Direction ▸ Take every line from the listing below that contains "image".

============================================================

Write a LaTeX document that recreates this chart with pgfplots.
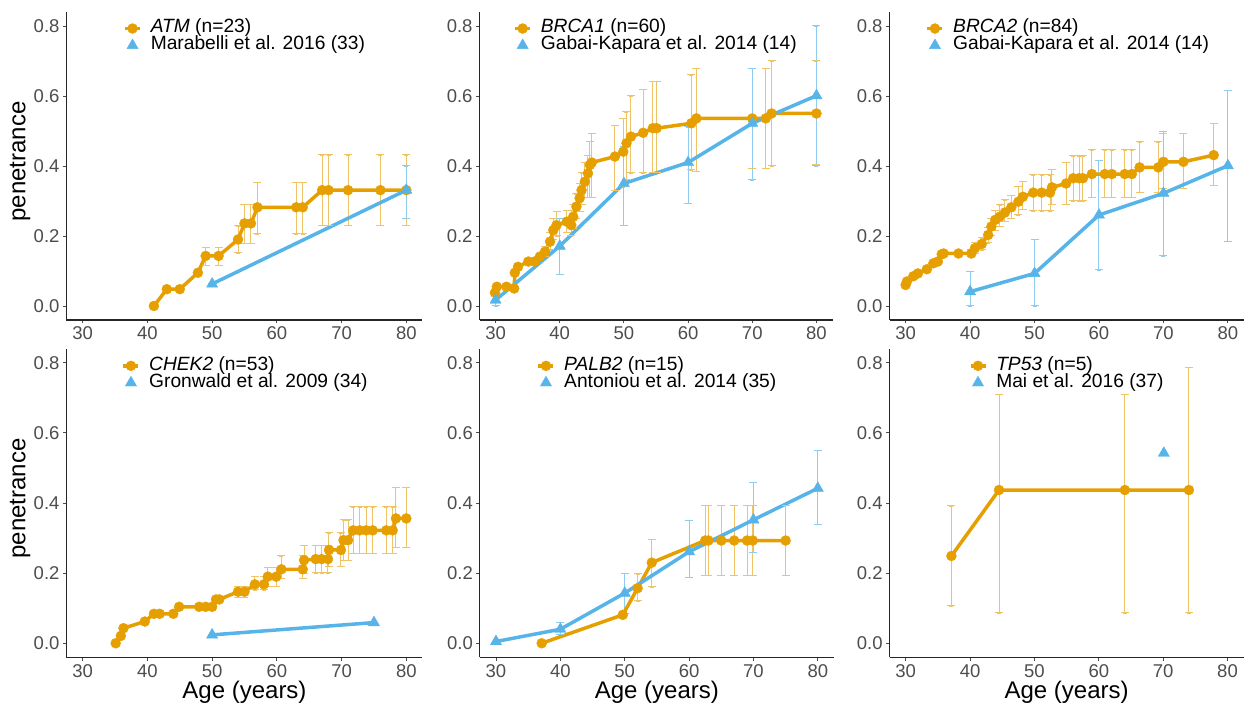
\documentclass[border=0pt]{standalone}
\usepackage{fontspec}
\setmainfont{Liberation Sans}
\usepackage{pgfplots}
\usepackage{pgfplotstable}
\pgfplotsset{compat=1.18}
\definecolor{cO}{HTML}{E69F00}
\definecolor{cB}{HTML}{56B4E9}
\definecolor{eO}{HTML}{F0C466}
\definecolor{eB}{HTML}{8ECDF0}
\definecolor{tickgrey}{HTML}{4D4D4D}

% x y lo hi
\pgfplotstableread{
x y lo hi
41 0.000 0.000 0.000
43 0.048 0.048 0.048
45 0.048 0.048 0.048
47.8 0.095 0.095 0.095
49 0.143 0.117 0.167
51 0.143 0.117 0.167
54 0.190 0.152 0.229
55 0.236 0.179 0.291
56 0.236 0.179 0.291
57 0.282 0.206 0.354
63 0.282 0.206 0.354
64 0.282 0.206 0.354
67 0.331 0.231 0.432
68 0.331 0.231 0.432
71 0.331 0.231 0.432
76 0.331 0.231 0.432
80 0.331 0.231 0.432
}\atmO
\pgfplotstableread{
x y lo hi
50 0.063 0.063 0.063
80 0.331 0.250 0.400
}\atmB

\pgfplotstableread{
x y lo hi
29.9 0.038 0.038 0.038
30.2 0.055 0.055 0.055
31.7 0.055 0.055 0.055
32.9 0.050 0.050 0.050
33.0 0.095 0.095 0.095
33.5 0.112 0.112 0.112
35.1 0.127 0.127 0.127
36.1 0.127 0.127 0.127
36.9 0.141 0.141 0.141
37.7 0.155 0.140 0.170
38.5 0.184 0.160 0.210
39.0 0.217 0.190 0.250
39.5 0.231 0.200 0.270
41.1 0.241 0.210 0.274
41.8 0.231 0.200 0.274
42.1 0.255 0.220 0.290
42.6 0.284 0.250 0.320
43.1 0.308 0.270 0.350
43.4 0.331 0.290 0.380
43.9 0.355 0.310 0.410
44.4 0.379 0.310 0.430
44.7 0.403 0.310 0.470
45.0 0.410 0.310 0.494
48.6 0.427 0.331 0.517
49.9 0.441 0.340 0.536
50.4 0.465 0.360 0.555
51.1 0.484 0.380 0.600
53.0 0.495 0.380 0.619
54.5 0.508 0.380 0.641
55.1 0.508 0.380 0.641
60.5 0.522 0.389 0.660
61.3 0.536 0.385 0.679
70.0 0.536 0.393 0.679
72.1 0.536 0.393 0.679
73.0 0.550 0.400 0.700
80.0 0.550 0.403 0.700
}\brcaO
\pgfplotstableread{
x y lo hi
30 0.017 0.000 0.035
40 0.171 0.090 0.250
50 0.350 0.231 0.455
60 0.410 0.293 0.512
70 0.522 0.360 0.679
80 0.601 0.400 0.800
}\brcaB

\pgfplotstableread{
x y lo hi
30.0 0.060 0.060 0.060
30.2 0.070 0.070 0.070
31.2 0.085 0.085 0.085
31.9 0.093 0.093 0.093
33.3 0.105 0.105 0.105
34.3 0.122 0.122 0.122
35.0 0.127 0.127 0.127
35.6 0.148 0.148 0.148
35.9 0.150 0.150 0.150
38.2 0.150 0.150 0.150
40.2 0.150 0.140 0.160
40.75 0.165 0.150 0.180
41.8 0.177 0.160 0.195
42.8 0.203 0.180 0.225
43.3 0.227 0.200 0.250
43.9 0.246 0.217 0.274
44.6 0.255 0.227 0.289
45.4 0.267 0.241 0.303
46.4 0.282 0.250 0.317
47.5 0.298 0.260 0.341
48.2 0.312 0.276 0.357
49.8 0.324 0.272 0.375
51.1 0.324 0.272 0.375
52.4 0.324 0.272 0.375
52.7 0.339 0.290 0.390
54.9 0.350 0.291 0.410
56.0 0.365 0.300 0.429
56.9 0.365 0.300 0.429
57.5 0.365 0.300 0.429
58.9 0.377 0.310 0.446
60.9 0.377 0.310 0.446
62.0 0.377 0.310 0.446
64.0 0.377 0.310 0.446
65.1 0.377 0.310 0.446
66.3 0.396 0.324 0.469
69.2 0.396 0.324 0.469
70.0 0.412 0.336 0.493
73.1 0.412 0.336 0.493
77.8 0.431 0.344 0.522
}\brcbO
\pgfplotstableread{
x y lo hi
40 0.041 0.000 0.098
50 0.093 0.000 0.190
60 0.260 0.103 0.417
70 0.322 0.143 0.498
80 0.401 0.184 0.617
}\brcbB

\pgfplotstableread{
x y lo hi
35.1 0.000 0.000 0.000
35.9 0.021 0.021 0.021
36.3 0.043 0.043 0.043
39.6 0.062 0.062 0.062
41.0 0.084 0.084 0.084
41.9 0.084 0.084 0.084
44.0 0.084 0.084 0.084
44.9 0.104 0.104 0.104
48.0 0.104 0.104 0.104
49.0 0.104 0.104 0.104
50.0 0.104 0.104 0.104
50.6 0.125 0.125 0.125
51.1 0.125 0.125 0.125
54.0 0.147 0.131 0.161
55.0 0.147 0.131 0.161
56.6 0.168 0.152 0.190
58.0 0.168 0.152 0.190
58.6 0.190 0.163 0.217
59.9 0.190 0.163 0.217
60.7 0.211 0.185 0.249
64.0 0.211 0.185 0.249
64.2 0.237 0.200 0.280
66.0 0.240 0.201 0.280
66.9 0.240 0.201 0.280
67.9 0.240 0.201 0.280
68.05 0.266 0.220 0.315
69.9 0.266 0.220 0.315
70.3 0.294 0.237 0.352
71.0 0.294 0.237 0.352
71.8 0.322 0.257 0.389
72.8 0.322 0.257 0.389
73.8 0.322 0.257 0.389
74.8 0.322 0.257 0.389
76.9 0.322 0.257 0.389
77.9 0.322 0.257 0.389
78.4 0.356 0.274 0.445
80.0 0.356 0.274 0.445
}\chekO
\pgfplotstableread{
x y
50 0.024
75 0.059
}\chekB

\pgfplotstableread{
x y lo hi
37.1 0.000 0.000 0.000
49.7 0.081 0.081 0.081
52.0 0.157 0.121 0.198
54.2 0.230 0.161 0.296
62.5 0.293 0.193 0.394
63.0 0.293 0.193 0.394
65.0 0.293 0.193 0.394
67.0 0.293 0.193 0.394
69.0 0.293 0.193 0.394
69.9 0.293 0.193 0.394
75.0 0.293 0.193 0.394
}\palbO
\pgfplotstableread{
x y lo hi
30 0.005 0.005 0.005
40 0.040 0.024 0.059
50 0.143 0.086 0.200
60 0.261 0.188 0.350
70 0.352 0.259 0.459
80 0.442 0.340 0.551
}\palbB

\pgfplotstableread{
x y lo hi
37.1 0.249 0.107 0.392
44.5 0.437 0.087 0.710
64.05 0.437 0.087 0.710
74.0 0.437 0.087 0.787
}\tpO
\pgfplotstableread{
x y
70.1 0.542
}\tpB

\pgfplotsset{
  legend image code/.code={\draw[mark repeat=2,mark phase=2,#1] plot coordinates {(0pt,0pt) (7.5pt,0pt) (15pt,0pt)};},
  pen/.style={
    scale only axis,
    height=308pt,
    xmin=27.5, xmax=82.5, ymin=-0.04, ymax=0.84,
    axis lines*=left,
    axis line style={line width=1.1pt, draw=black!85},
    xtick={30,40,50,60,70,80},
    xticklabels={30,40,50,60,70,80},
    ytick={0,0.2,0.4,0.6,0.8},
    yticklabels={0.0,0.2,0.4,0.6,0.8},
    tick align=outside,
    major tick length=3.5pt,
    tick style={line width=0.9pt, draw=black!70},
    ticklabel style={font=\fontsize{18.5}{20}\selectfont, text=tickgrey},
    label style={font=\fontsize{24}{26}\selectfont},
    ylabel style={at={(axis description cs:-0.1306,0.515)}, anchor=center},
    xlabel style={at={(axis description cs:0.5,-0.1125)}, anchor=center},
    legend style={draw=none, fill=none, font=\fontsize{19.2}{21}\selectfont,
      anchor=north west, inner sep=0pt, row sep=-1.6pt,
      nodes={inner sep=1pt, text height=12.5pt, text depth=4pt},
      /tikz/every odd column/.append style={column sep=8pt}},
    legend cell align=left,
  },
  ebO/.style={forget plot, only marks, mark=none, color=eO,
    error bars/.cd, y dir=both, y explicit,
    error bar style={draw=eO, line width=1pt}},
  ebB/.style={forget plot, only marks, mark=none, color=eB,
    error bars/.cd, y dir=both, y explicit,
    error bar style={draw=eB, line width=1pt}},
  capO/.style={forget plot, only marks, color=eO, mark=-, mark size=4pt,
    mark options={draw=eO, color=eO, line width=1pt}},
  capB/.style={forget plot, only marks, color=eB, mark=-, mark size=4pt,
    mark options={draw=eB, color=eB, line width=1pt}},
  serO/.style={color=cO, line width=3.5pt, line join=round, mark=*, mark size=5pt, mark options={line width=0.4pt}},
  serB/.style={color=cB, line width=3.5pt, line join=round, mark=triangle*, mark size=6.5pt, mark options={line width=0.4pt},
    legend image code/.code={\draw[##1] plot coordinates {(7.5pt,0pt)};}},
}

\begin{document}
\begin{tikzpicture}
\useasboundingbox (0,0) rectangle (1249pt,709pt);

% ATM
\begin{axis}[pen, width=356pt, at={(66.5pt,389pt)}, anchor=south west,
  ylabel={penetrance}, legend style={at={(0.159,0.977)}}]
\addplot[ebO] table[x=x, y=y, y error plus expr=\thisrow{hi}-\thisrow{y}, y error minus expr=\thisrow{y}-\thisrow{lo}] {\atmO};
\addplot[capO] table[x=x, y=lo] {\atmO};
\addplot[capO] table[x=x, y=hi] {\atmO};
\addplot[ebB] table[x=x, y=y, y error plus expr=\thisrow{hi}-\thisrow{y}, y error minus expr=\thisrow{y}-\thisrow{lo}] {\atmB};
\addplot[capB] table[x=x, y=lo] {\atmB};
\addplot[capB] table[x=x, y=hi] {\atmB};
\addplot[serO] table[x=x,y=y] {\atmO};
\addlegendentry{\textit{ATM} (n=23)}
\addplot[serB] table[x=x,y=y] {\atmB};
\addlegendentry{Marabelli et al. 2016 (33)}
\end{axis}

% BRCA1
\begin{axis}[pen, width=353pt, at={(479.5pt,389pt)}, anchor=south west,
  legend style={at={(0.0955,0.977)}}]
\addplot[ebO] table[x=x, y=y, y error plus expr=\thisrow{hi}-\thisrow{y}, y error minus expr=\thisrow{y}-\thisrow{lo}] {\brcaO};
\addplot[capO] table[x=x, y=lo] {\brcaO};
\addplot[capO] table[x=x, y=hi] {\brcaO};
\addplot[ebB] table[x=x, y=y, y error plus expr=\thisrow{hi}-\thisrow{y}, y error minus expr=\thisrow{y}-\thisrow{lo}] {\brcaB};
\addplot[capB] table[x=x, y=lo] {\brcaB};
\addplot[capB] table[x=x, y=hi] {\brcaB};
\addplot[serO] table[x=x,y=y] {\brcaO};
\addlegendentry{\textit{BRCA1} (n=60)}
\addplot[serB] table[x=x,y=y] {\brcaB};
\addlegendentry{Gabai-Kapara et al. 2014 (14)}
\end{axis}

% BRCA2
\begin{axis}[pen, width=354.5pt, at={(889.5pt,389pt)}, anchor=south west,
  legend style={at={(0.1016,0.977)}}]
\addplot[ebO] table[x=x, y=y, y error plus expr=\thisrow{hi}-\thisrow{y}, y error minus expr=\thisrow{y}-\thisrow{lo}] {\brcbO};
\addplot[capO] table[x=x, y=lo] {\brcbO};
\addplot[capO] table[x=x, y=hi] {\brcbO};
\addplot[ebB] table[x=x, y=y, y error plus expr=\thisrow{hi}-\thisrow{y}, y error minus expr=\thisrow{y}-\thisrow{lo}] {\brcbB};
\addplot[capB] table[x=x, y=lo] {\brcbB};
\addplot[capB] table[x=x, y=hi] {\brcbB};
\addplot[serO] table[x=x,y=y] {\brcbO};
\addlegendentry{\textit{BRCA2} (n=84)}
\addplot[serB] table[x=x,y=y] {\brcbB};
\addlegendentry{Gabai-Kapara et al. 2014 (14)}
\end{axis}

% CHEK2
\begin{axis}[pen, width=356pt, height=308.6pt, at={(66.5pt,51.7pt)}, anchor=south west,
  ylabel={penetrance}, xlabel={Age (years)}, legend style={at={(0.1545,0.975)}}]
\addplot[ebO] table[x=x, y=y, y error plus expr=\thisrow{hi}-\thisrow{y}, y error minus expr=\thisrow{y}-\thisrow{lo}] {\chekO};
\addplot[capO] table[x=x, y=lo] {\chekO};
\addplot[capO] table[x=x, y=hi] {\chekO};
\addplot[serO] table[x=x,y=y] {\chekO};
\addlegendentry{\textit{CHEK2} (n=53)}
\addplot[serB] table[x=x,y=y] {\chekB};
\addlegendentry{Gronwald et al. 2009 (34)}
\end{axis}

% PALB2
\begin{axis}[pen, width=354pt, height=308.6pt, at={(479.9pt,51.7pt)}, anchor=south west,
  xlabel={Age (years)}, legend style={at={(0.16,0.975)}}]
\addplot[ebO] table[x=x, y=y, y error plus expr=\thisrow{hi}-\thisrow{y}, y error minus expr=\thisrow{y}-\thisrow{lo}] {\palbO};
\addplot[capO] table[x=x, y=lo] {\palbO};
\addplot[capO] table[x=x, y=hi] {\palbO};
\addplot[ebB] table[x=x, y=y, y error plus expr=\thisrow{hi}-\thisrow{y}, y error minus expr=\thisrow{y}-\thisrow{lo}] {\palbB};
\addplot[capB] table[x=x, y=lo] {\palbB};
\addplot[capB] table[x=x, y=hi] {\palbB};
\addplot[serO] table[x=x,y=y] {\palbO};
\addlegendentry{\textit{PALB2} (n=15)}
\addplot[serB] table[x=x,y=y] {\palbB};
\addlegendentry{Antoniou et al. 2014 (35)}
\end{axis}

% TP53
\begin{axis}[pen, width=354pt, height=308.6pt, at={(889.6pt,51.7pt)}, anchor=south west,
  xlabel={Age (years)}, legend style={at={(0.223,0.975)}}]
\addplot[ebO] table[x=x, y=y, y error plus expr=\thisrow{hi}-\thisrow{y}, y error minus expr=\thisrow{y}-\thisrow{lo}] {\tpO};
\addplot[capO] table[x=x, y=lo] {\tpO};
\addplot[capO] table[x=x, y=hi] {\tpO};
\addplot[serO] table[x=x,y=y] {\tpO};
\addlegendentry{\textit{TP53} (n=5)}
\addplot[serB, only marks] table[x=x,y=y] {\tpB};
\addlegendentry{Mai et al. 2016 (37)}
\end{axis}
\end{tikzpicture}
\end{document}
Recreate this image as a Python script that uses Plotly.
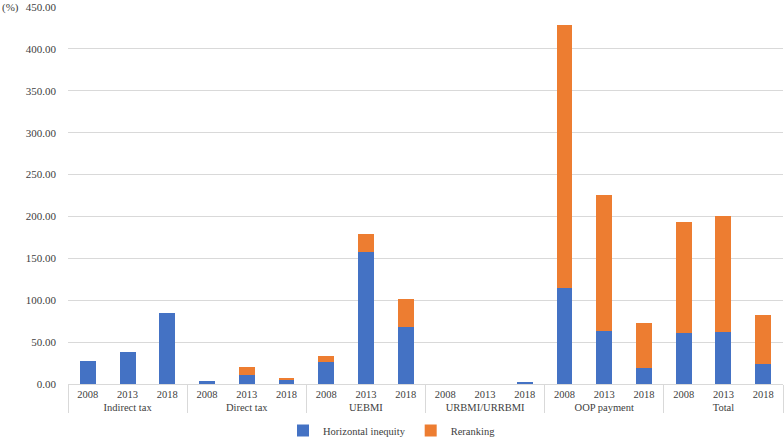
import plotly.graph_objects as go

groups = ["Indirect tax", "Direct tax", "UEBMI", "URBMI/URRBMI", "OOP payment", "Total"]
years = ["2008", "2013", "2018"]
horizontal_inequity = [28.0, 38.0, 85.0,
                       3.0, 10.5, 5.6,
                       26.5, 158.0, 67.6,
                       0.0, 0.0, 2.0,
                       114.3, 62.9, 19.6,
                       61.0, 62.3, 23.8]
reranking = [0.0, 0.0, 0.0,
             0.0, 9.5, 0.4,
             7.5, 21.2, 34.4,
             0.0, 0.0, 0.0,
             314.0, 162.5, 53.6,
             132.4, 137.9, 58.1]
y_ticks = [0, 50, 100, 150, 200, 250, 300, 350, 400, 450]

x_group = [g for g in groups for _ in years]
x_year = [y for _ in groups for y in years]

font_family = "Liberation Serif"
text_color = "#404040"

fig = go.Figure()
fig.add_trace(go.Bar(x=[x_group, x_year], y=horizontal_inequity, name="Horizontal inequity",
                     marker=dict(color="#4472C4", line=dict(width=0))))
fig.add_trace(go.Bar(x=[x_group, x_year], y=reranking, name="Reranking",
                     marker=dict(color="#ED7D31", line=dict(width=0))))

fig.update_layout(
    barmode="stack",
    bargap=0.6,
    width=784, height=438,
    margin=dict(l=68, r=1, t=7, b=54),
    paper_bgcolor="white", plot_bgcolor="white",
    font=dict(family=font_family, size=11, color=text_color),
    showlegend=True,
    legend=dict(orientation="h", x=0.5, xanchor="center", xref="container",
                y=0.0, yanchor="bottom", yref="container",
                font=dict(family=font_family, size=10.5), traceorder="normal",
                itemwidth=30),
    annotations=[dict(text="(%)", x=0, y=450, xref="paper", yref="y",
                      xanchor="left", yanchor="middle", showarrow=False,
                      xshift=-68, font=dict(family=font_family, size=11, color=text_color))],
)
fig.update_yaxes(range=[0, 450], tickvals=y_ticks, tickformat=".2f",
                 showgrid=True, gridcolor="#d9d9d9", gridwidth=1,
                 zeroline=False, showline=False, ticks="", ticklen=0,
                 ticklabelstandoff=11, ticklabeloverflow="allow", automargin=False,
                 tickfont=dict(family=font_family, size=11, color=text_color))
fig.update_xaxes(type="multicategory", showline=True, linecolor="#d9d9d9",
                 linewidth=1, showdividers=True, dividercolor="#d9d9d9",
                 dividerwidth=1, automargin=False, tickangle=0,
                 tickfont=dict(family=font_family, size=10.5, color=text_color),
                 ticks="", showgrid=False)

post_js = """
document.body.style.margin='0';
try {
  var lg = document.querySelector('g.legend');
  if (lg) {
    var t = lg.getAttribute('transform') || '';
    var m = t.match(/translate\\(([-\\d.eE]+)[ ,]+([-\\d.eE]+)\\)/);
    if (m) {
      lg.setAttribute('transform', 'translate(' + m[1] + ',' + (parseFloat(m[2]) + 7) + ')');
    }
  }
} catch (e) {}
"""

fig.write_html("out.html", config={"displayModeBar": False}, post_script=post_js)
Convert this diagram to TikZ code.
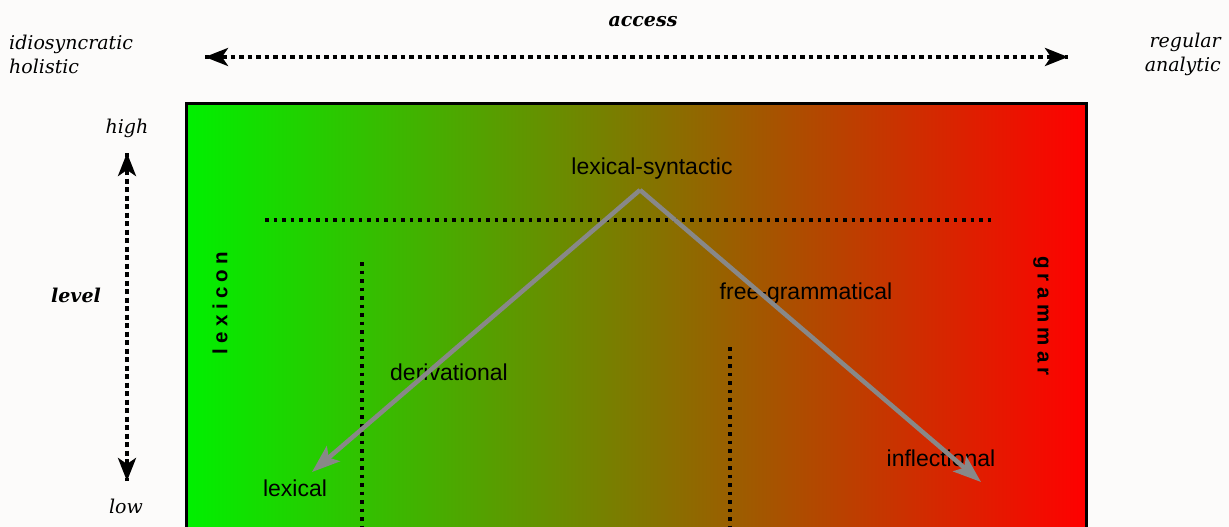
\documentclass[tikz,border=0pt]{standalone}
\usepackage{fontspec}
\setmainfont{DejaVu Serif}
\setsansfont{Liberation Sans}
\usetikzlibrary{arrows.meta}
\definecolor{bg}{HTML}{FCFBFA}
\definecolor{lgreen}{RGB}{0,240,0}
\definecolor{lred}{RGB}{255,0,0}
\definecolor{arrowgray}{RGB}{136,136,136}
\tikzset{
  dotline/.style={line width=4pt, dash pattern=on 3.5pt off 5pt},
  blackhead/.style={-{Stealth[length=23pt,width=18pt,inset=6pt]}},
  grayarrow/.style={draw=arrowgray, line width=4.5pt, -{Stealth[length=28pt,width=20pt,inset=6pt]}},
  lab/.style={font=\sffamily\fontsize{23}{26}\selectfont, inner sep=0pt},
  side/.style={font=\rmfamily\itshape\fontsize{19}{24}\selectfont, inner sep=0pt},
  bside/.style={font=\rmfamily\bfseries\itshape\fontsize{19}{24}\selectfont, inner sep=0pt},
  spaced/.style={font=\sffamily\bfseries\fontsize{20.5}{22}\selectfont\addfontfeatures{LetterSpace=26}, inner sep=0pt}
}
\begin{document}
\begin{tikzpicture}[x=1pt,y=-1pt]
\path[use as bounding box, clip] (0,0) rectangle (1229,527);
\fill[bg] (0,0) rectangle (1229,527);
% box
\shade[left color=lgreen, right color=lred] (186,103) rectangle (1086,540);
\draw[line width=3pt] (186,540) -- (186,103) -- (1086,103) -- (1086,540);
% top access arrow
\node[bside] (access) at (643,22) {access};
\coordinate (accL) at (205,57);
\coordinate (accR) at (1068,57);
\draw[dotline, blackhead] (accL) -- (accR);
\draw[dotline, blackhead] (accR) -- (accL);
\node[side, anchor=west, align=left] (leftlab) at (9,54) {idiosyncratic\\holistic};
\node[side, anchor=east, align=right] (rightlab) at (1221,54) {regular\\analytic};
% level arrow
\node[side] (high) at (127,128) {high};
\node[side] (low) at (126,506) {low};
\node[bside] (level) at (76,295) {level};
\coordinate (levT) at (127,153);
\coordinate (levB) at (127,481);
\draw[dotline, blackhead] (levB) -- (levT);
\draw[dotline, blackhead] (levT) -- (levB);
% side labels
\node[spaced, rotate=90] (lexicon) at (220,303) {lexicon};
\node[spaced, rotate=-90] (grammar) at (1041,316) {grammar};
% dotted separators
\coordinate (hL) at (265,220);
\coordinate (hR) at (992,220);
\draw[dotline] (hL) -- (hR);
\coordinate (v1T) at (362,262);
\coordinate (v1B) at (362,530);
\draw[dotline] (v1T) -- (v1B);
\coordinate (v2T) at (730,347);
\coordinate (v2B) at (730,530);
\draw[dotline] (v2T) -- (v2B);
% labels
\node[lab] (ls) at (652,169) {lexical-syntactic};
\node[lab] (deriv) at (449,372) {derivational};
\node[lab] (freeg) at (806,294) {free-grammatical};
\node[lab] (infl) at (941,458) {inflectional};
\node[lab] (lexical) at (295,488) {lexical};
% gray arrows
\coordinate (apex) at (640,190);
\coordinate (tipL) at (312,472);
\coordinate (tipR) at (981,482);
\draw[grayarrow] (apex) -- (tipL);
\draw[grayarrow] (apex) -- (tipR);
\end{tikzpicture}
\end{document}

============================================================

Expected answer ▸
  legend image code/.code={\draw[mark repeat=2,mark phase=2,#1] plot coordinates {(0pt,0pt) (7.5pt,0pt) (15pt,0pt)};},
    legend image code/.code={\draw[##1] plot coordinates {(7.5pt,0pt)};}},
Recreate this image as a Python script that uses Plotly.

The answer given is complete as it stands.